**EXERCISE:**
Omit pictures and quote the listing below line by line, from its start through the line that holds "88, left: 119".

**GIVEN INFORMATION:**

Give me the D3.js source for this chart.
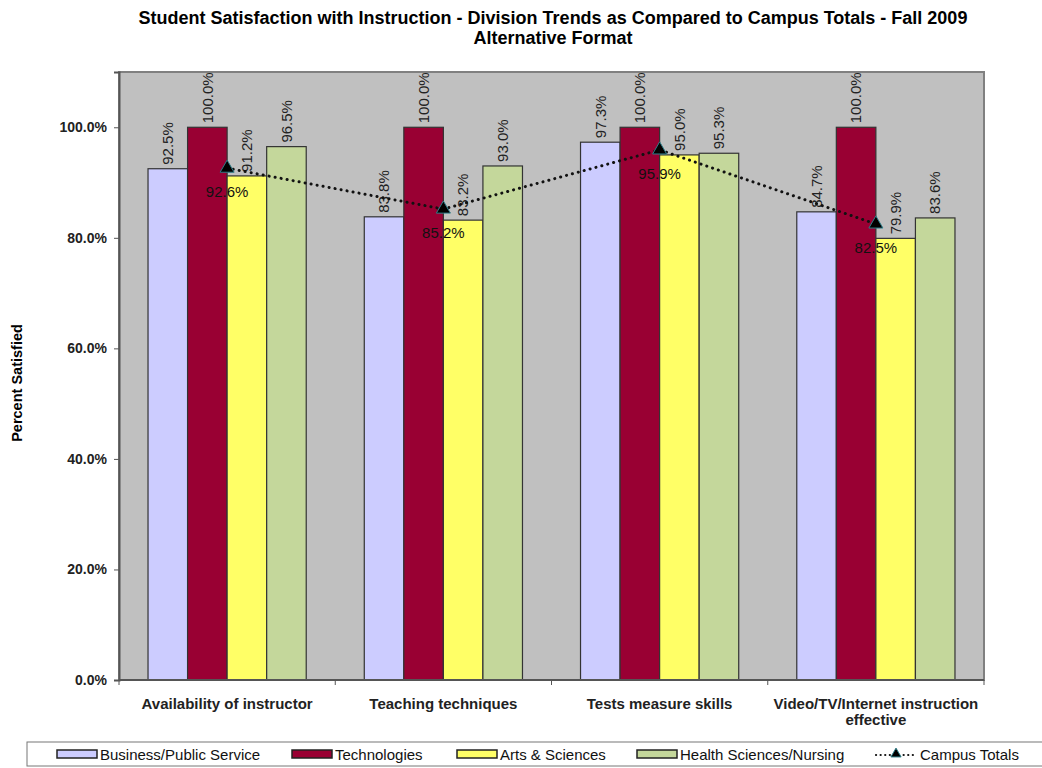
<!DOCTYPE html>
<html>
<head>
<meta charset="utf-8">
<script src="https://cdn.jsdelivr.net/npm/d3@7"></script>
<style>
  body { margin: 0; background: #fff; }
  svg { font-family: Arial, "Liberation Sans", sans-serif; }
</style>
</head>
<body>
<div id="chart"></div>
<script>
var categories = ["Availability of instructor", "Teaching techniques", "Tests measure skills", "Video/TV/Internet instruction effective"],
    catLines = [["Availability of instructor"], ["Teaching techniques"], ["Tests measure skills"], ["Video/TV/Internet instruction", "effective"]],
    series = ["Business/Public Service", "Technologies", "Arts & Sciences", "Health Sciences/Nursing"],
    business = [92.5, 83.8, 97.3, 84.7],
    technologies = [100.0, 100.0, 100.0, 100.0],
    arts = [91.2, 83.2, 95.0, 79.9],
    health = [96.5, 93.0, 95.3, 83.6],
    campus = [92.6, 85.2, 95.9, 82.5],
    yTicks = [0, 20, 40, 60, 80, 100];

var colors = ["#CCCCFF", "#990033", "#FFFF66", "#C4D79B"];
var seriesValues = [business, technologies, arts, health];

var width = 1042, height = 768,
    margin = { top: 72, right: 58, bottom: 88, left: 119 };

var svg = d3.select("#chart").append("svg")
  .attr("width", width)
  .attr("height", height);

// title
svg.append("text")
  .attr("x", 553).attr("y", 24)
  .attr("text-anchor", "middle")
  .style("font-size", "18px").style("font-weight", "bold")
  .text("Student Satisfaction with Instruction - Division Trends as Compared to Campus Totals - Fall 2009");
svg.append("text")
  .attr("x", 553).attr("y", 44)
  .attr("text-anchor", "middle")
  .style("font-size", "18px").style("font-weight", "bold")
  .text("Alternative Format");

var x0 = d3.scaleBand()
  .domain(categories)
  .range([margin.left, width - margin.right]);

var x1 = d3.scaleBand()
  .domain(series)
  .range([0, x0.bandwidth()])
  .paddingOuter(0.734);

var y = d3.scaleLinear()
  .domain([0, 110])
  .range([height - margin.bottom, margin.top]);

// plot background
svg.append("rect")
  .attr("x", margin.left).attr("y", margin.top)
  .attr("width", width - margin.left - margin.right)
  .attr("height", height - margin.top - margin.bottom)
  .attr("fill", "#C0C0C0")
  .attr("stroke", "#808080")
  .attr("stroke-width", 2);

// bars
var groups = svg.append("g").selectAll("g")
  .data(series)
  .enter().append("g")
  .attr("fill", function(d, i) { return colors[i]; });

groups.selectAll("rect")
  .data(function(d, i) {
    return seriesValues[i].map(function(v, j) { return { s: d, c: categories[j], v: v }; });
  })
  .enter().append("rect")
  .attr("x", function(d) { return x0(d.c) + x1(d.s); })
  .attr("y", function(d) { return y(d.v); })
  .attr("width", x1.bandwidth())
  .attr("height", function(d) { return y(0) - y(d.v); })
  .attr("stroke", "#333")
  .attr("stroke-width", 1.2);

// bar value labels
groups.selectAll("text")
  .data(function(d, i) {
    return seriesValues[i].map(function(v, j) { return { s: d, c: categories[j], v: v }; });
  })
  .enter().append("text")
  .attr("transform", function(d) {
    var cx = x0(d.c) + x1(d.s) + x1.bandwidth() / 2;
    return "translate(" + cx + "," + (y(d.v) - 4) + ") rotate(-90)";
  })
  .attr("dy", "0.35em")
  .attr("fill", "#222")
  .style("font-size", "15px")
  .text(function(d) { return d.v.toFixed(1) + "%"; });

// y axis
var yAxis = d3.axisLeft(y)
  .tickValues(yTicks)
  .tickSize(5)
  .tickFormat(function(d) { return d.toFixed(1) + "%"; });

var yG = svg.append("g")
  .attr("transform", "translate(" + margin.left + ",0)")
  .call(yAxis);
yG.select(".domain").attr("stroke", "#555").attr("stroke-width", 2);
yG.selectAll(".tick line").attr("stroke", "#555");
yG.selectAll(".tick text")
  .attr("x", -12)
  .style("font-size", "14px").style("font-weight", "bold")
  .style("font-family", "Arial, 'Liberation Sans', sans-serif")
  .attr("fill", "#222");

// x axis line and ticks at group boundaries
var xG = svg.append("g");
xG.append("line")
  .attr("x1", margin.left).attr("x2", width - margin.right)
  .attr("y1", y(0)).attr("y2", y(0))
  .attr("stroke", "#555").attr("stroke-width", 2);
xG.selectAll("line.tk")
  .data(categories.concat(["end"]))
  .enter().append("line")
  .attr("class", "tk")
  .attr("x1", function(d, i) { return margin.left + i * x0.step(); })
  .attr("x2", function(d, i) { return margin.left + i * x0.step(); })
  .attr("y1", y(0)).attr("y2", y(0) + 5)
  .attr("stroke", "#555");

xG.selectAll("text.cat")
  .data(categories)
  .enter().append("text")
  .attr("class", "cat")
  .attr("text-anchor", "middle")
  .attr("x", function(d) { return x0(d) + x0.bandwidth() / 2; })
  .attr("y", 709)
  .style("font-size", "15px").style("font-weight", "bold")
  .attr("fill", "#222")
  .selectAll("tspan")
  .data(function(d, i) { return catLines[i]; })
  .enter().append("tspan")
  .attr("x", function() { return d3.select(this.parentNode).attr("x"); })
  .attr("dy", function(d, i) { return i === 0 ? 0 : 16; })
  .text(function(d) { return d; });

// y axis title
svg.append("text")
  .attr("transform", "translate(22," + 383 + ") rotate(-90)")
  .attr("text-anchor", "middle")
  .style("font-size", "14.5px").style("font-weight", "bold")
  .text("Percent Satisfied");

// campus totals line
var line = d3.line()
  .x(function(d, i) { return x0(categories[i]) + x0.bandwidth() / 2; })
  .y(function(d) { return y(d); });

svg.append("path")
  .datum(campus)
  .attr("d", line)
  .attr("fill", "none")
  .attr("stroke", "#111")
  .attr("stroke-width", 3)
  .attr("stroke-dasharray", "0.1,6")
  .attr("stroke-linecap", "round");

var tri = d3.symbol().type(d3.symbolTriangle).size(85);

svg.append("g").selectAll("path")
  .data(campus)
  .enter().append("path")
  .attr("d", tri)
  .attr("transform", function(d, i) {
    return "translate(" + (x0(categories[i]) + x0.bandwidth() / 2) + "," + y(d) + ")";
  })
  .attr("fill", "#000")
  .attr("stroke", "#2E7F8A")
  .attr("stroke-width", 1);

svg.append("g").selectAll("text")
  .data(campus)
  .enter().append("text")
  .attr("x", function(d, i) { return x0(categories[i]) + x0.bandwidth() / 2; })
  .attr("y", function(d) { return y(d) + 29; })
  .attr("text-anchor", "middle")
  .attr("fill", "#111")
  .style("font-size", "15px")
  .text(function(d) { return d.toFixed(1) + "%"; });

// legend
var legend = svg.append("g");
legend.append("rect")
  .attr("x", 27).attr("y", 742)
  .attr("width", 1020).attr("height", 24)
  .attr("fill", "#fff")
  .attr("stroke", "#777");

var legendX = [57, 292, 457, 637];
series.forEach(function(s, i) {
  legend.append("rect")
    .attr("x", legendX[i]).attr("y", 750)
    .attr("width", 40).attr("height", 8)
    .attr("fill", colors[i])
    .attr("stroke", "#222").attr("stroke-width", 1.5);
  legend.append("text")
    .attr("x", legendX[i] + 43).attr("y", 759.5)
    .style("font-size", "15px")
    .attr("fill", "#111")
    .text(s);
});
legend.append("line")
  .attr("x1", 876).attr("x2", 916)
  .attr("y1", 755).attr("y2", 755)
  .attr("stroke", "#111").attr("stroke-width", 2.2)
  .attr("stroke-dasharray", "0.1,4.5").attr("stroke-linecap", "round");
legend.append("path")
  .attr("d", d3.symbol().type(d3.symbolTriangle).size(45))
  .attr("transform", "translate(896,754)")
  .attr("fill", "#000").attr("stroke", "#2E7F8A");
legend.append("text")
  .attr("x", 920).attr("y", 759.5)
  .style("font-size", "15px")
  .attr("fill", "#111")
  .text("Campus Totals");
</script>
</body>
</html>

**EXERCISE OUTPUT:**
Give me the D3.js source for this chart.
<!DOCTYPE html>
<html>
<head>
<meta charset="utf-8">
<script src="https://cdn.jsdelivr.net/npm/d3@7"></script>
<style>
  body { margin: 0; background: #fff; }
  svg { font-family: Arial, "Liberation Sans", sans-serif; }
</style>
</head>
<body>
<div id="chart"></div>
<script>
var categories = ["Availability of instructor", "Teaching techniques", "Tests measure skills", "Video/TV/Internet instruction effective"],
    catLines = [["Availability of instructor"], ["Teaching techniques"], ["Tests measure skills"], ["Video/TV/Internet instruction", "effective"]],
    series = ["Business/Public Service", "Technologies", "Arts & Sciences", "Health Sciences/Nursing"],
    business = [92.5, 83.8, 97.3, 84.7],
    technologies = [100.0, 100.0, 100.0, 100.0],
    arts = [91.2, 83.2, 95.0, 79.9],
    health = [96.5, 93.0, 95.3, 83.6],
    campus = [92.6, 85.2, 95.9, 82.5],
    yTicks = [0, 20, 40, 60, 80, 100];

var colors = ["#CCCCFF", "#990033", "#FFFF66", "#C4D79B"];
var seriesValues = [business, technologies, arts, health];

var width = 1042, height = 768,
    margin = { top: 72, right: 58, bottom: 88, left: 119 };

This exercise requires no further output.